● **Raw records**:

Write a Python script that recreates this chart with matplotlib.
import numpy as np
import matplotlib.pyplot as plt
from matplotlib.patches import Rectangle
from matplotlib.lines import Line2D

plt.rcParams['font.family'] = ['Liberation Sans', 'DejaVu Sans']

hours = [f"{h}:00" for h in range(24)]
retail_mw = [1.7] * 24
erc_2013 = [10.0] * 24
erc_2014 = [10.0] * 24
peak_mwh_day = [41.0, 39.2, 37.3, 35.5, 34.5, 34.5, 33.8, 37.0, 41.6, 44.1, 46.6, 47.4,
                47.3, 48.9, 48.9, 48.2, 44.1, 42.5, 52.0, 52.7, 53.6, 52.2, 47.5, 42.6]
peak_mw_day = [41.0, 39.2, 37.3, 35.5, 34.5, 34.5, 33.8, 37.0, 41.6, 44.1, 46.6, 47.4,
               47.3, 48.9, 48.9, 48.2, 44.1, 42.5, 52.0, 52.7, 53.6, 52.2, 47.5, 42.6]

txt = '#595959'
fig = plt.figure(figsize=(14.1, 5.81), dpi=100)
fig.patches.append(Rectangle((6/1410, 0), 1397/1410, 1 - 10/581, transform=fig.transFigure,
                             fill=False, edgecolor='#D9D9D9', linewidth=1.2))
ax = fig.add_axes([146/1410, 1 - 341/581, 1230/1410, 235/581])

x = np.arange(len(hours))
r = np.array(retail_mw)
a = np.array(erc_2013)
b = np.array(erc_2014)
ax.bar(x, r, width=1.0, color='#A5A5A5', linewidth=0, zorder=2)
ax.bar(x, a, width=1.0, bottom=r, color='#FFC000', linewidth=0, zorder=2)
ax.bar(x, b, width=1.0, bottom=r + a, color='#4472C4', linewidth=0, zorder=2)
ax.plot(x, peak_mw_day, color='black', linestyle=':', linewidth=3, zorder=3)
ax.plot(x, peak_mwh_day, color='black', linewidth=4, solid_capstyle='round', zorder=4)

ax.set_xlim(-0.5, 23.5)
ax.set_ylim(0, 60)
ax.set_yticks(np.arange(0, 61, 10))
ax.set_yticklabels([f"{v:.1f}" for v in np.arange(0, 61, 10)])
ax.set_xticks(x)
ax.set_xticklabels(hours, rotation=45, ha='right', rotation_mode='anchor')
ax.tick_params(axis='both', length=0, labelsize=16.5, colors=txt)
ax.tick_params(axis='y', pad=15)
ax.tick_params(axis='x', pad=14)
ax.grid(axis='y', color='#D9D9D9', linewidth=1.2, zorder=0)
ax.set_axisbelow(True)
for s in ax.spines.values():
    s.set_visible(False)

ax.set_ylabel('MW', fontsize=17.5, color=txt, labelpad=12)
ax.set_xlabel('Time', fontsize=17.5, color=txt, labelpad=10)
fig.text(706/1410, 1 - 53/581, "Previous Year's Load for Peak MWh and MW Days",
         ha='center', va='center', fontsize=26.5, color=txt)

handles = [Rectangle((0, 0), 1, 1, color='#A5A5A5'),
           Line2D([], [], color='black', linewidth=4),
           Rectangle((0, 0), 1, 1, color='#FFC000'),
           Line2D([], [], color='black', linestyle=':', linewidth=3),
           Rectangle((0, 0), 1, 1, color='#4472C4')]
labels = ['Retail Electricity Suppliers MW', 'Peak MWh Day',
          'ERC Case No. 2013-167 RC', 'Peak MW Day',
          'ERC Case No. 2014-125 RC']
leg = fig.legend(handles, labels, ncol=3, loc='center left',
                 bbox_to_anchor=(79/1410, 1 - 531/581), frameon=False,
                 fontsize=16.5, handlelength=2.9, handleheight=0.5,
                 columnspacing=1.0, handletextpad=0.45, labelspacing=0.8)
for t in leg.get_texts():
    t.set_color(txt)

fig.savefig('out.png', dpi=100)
---
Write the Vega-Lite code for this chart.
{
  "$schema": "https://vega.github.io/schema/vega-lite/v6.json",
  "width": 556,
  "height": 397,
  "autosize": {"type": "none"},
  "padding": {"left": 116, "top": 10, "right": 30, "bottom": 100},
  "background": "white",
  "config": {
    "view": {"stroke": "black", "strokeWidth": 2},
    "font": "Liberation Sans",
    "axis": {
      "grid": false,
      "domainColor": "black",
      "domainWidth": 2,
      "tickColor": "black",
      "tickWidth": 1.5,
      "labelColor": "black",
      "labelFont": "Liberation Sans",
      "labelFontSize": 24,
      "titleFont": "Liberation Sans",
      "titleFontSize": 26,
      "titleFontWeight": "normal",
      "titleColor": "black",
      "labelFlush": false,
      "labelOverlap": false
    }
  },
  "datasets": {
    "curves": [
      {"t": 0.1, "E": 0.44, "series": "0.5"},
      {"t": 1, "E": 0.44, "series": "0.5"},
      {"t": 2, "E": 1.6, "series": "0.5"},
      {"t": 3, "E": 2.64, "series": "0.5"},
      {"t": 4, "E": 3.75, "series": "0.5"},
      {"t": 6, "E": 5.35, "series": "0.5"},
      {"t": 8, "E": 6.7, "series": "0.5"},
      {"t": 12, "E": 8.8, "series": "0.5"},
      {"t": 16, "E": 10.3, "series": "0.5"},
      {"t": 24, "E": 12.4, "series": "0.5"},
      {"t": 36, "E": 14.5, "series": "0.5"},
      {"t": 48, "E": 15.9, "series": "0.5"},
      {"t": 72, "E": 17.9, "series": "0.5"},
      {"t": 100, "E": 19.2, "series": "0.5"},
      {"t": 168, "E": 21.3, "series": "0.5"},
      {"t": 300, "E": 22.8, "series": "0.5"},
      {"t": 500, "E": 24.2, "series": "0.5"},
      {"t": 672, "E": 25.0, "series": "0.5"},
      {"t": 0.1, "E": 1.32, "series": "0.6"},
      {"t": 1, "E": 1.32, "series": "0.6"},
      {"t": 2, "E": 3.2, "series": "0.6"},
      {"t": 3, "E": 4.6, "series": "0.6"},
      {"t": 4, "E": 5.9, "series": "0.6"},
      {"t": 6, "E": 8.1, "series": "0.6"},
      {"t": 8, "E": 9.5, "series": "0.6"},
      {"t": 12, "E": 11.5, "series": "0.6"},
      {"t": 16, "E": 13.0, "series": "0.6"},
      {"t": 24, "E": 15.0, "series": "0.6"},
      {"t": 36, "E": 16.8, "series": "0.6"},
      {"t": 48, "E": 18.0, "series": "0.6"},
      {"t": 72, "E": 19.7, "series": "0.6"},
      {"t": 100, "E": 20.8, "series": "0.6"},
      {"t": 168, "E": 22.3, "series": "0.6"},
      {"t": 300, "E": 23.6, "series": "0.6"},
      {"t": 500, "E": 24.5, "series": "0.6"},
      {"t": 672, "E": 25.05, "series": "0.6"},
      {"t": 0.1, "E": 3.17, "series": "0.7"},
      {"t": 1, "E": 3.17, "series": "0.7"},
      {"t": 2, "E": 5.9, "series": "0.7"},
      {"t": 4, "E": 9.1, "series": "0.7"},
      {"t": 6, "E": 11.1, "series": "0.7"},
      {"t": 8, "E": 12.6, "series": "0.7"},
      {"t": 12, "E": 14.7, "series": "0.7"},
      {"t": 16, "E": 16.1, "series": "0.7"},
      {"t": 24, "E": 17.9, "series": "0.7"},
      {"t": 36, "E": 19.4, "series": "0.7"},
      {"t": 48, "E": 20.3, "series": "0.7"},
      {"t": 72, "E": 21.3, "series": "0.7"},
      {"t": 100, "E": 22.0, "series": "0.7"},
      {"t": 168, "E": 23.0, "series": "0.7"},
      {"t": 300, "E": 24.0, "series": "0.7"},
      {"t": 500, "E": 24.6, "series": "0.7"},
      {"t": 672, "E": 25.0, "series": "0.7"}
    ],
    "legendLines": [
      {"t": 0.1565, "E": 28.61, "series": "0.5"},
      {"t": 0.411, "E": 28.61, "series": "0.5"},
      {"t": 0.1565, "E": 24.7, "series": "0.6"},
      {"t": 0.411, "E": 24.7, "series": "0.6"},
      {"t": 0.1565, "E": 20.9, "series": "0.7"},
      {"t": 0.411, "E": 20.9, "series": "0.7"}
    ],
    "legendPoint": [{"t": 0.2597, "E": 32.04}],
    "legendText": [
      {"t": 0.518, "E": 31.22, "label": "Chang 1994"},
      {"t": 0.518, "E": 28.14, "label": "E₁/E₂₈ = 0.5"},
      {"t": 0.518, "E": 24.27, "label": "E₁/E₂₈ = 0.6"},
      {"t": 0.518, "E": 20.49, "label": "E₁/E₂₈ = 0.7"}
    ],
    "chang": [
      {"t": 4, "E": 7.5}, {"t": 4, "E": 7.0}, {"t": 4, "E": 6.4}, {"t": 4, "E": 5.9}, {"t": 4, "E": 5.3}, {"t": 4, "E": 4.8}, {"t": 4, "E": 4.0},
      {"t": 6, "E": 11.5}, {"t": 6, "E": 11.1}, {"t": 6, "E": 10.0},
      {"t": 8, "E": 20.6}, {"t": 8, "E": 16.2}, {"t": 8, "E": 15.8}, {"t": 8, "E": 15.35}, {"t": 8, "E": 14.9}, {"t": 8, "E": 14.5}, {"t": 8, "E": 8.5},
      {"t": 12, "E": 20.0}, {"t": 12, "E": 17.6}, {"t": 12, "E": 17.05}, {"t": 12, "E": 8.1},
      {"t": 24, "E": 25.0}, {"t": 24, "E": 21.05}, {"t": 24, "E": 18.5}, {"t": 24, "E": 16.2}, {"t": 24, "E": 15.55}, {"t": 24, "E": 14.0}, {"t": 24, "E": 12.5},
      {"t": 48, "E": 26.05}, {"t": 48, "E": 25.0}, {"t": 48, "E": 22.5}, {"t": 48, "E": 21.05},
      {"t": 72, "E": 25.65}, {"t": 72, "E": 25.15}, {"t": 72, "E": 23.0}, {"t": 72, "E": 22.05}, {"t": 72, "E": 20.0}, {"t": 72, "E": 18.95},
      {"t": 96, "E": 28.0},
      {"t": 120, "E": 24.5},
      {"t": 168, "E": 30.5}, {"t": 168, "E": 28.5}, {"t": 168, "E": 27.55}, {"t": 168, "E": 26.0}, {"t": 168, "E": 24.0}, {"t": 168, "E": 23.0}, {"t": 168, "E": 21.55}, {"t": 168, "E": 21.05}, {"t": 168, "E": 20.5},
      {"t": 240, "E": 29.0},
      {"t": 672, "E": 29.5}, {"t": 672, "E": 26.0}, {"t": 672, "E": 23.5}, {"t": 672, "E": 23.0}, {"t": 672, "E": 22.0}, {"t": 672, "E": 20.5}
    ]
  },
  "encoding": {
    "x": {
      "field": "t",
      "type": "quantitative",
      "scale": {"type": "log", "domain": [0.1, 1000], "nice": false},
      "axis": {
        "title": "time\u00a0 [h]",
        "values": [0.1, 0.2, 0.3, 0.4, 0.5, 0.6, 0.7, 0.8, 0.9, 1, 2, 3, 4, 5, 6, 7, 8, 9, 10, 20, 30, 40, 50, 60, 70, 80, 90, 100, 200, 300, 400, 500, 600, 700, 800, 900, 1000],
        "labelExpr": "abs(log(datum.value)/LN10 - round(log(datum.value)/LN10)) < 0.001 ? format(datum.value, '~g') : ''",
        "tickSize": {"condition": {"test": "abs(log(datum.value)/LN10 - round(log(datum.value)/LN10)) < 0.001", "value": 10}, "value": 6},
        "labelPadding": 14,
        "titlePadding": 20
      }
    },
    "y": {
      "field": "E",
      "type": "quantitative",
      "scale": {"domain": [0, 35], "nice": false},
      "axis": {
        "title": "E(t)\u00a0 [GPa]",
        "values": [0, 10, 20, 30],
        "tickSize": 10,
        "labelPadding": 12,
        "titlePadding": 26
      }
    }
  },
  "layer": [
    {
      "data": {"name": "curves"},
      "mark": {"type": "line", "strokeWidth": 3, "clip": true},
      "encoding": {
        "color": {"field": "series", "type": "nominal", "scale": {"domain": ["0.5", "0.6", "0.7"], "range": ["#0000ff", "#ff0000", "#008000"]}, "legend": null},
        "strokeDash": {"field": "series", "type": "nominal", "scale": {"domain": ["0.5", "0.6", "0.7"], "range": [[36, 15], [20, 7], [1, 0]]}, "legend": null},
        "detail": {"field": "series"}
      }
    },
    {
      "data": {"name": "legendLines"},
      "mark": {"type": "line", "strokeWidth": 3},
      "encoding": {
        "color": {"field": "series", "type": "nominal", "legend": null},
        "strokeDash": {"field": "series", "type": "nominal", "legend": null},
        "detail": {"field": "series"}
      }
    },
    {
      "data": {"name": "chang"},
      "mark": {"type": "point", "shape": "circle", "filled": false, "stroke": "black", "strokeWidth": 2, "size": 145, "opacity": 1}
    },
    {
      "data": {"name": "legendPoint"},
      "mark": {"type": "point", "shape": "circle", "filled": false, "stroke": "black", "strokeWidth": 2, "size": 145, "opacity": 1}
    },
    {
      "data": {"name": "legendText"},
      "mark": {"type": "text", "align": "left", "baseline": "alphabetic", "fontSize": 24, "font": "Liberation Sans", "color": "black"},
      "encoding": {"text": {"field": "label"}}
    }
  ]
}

● **Instructions to follow**: Transcribe nothing but the lines from the line with "Write a Python" through the line with "plt.rcParams['font.family'] = ['Liberation", reproducing each exactly.

● **Result of the exercise**:
Write a Python script that recreates this chart with matplotlib.
import numpy as np
import matplotlib.pyplot as plt
from matplotlib.patches import Rectangle
from matplotlib.lines import Line2D

plt.rcParams['font.family'] = ['Liberation Sans', 'DejaVu Sans']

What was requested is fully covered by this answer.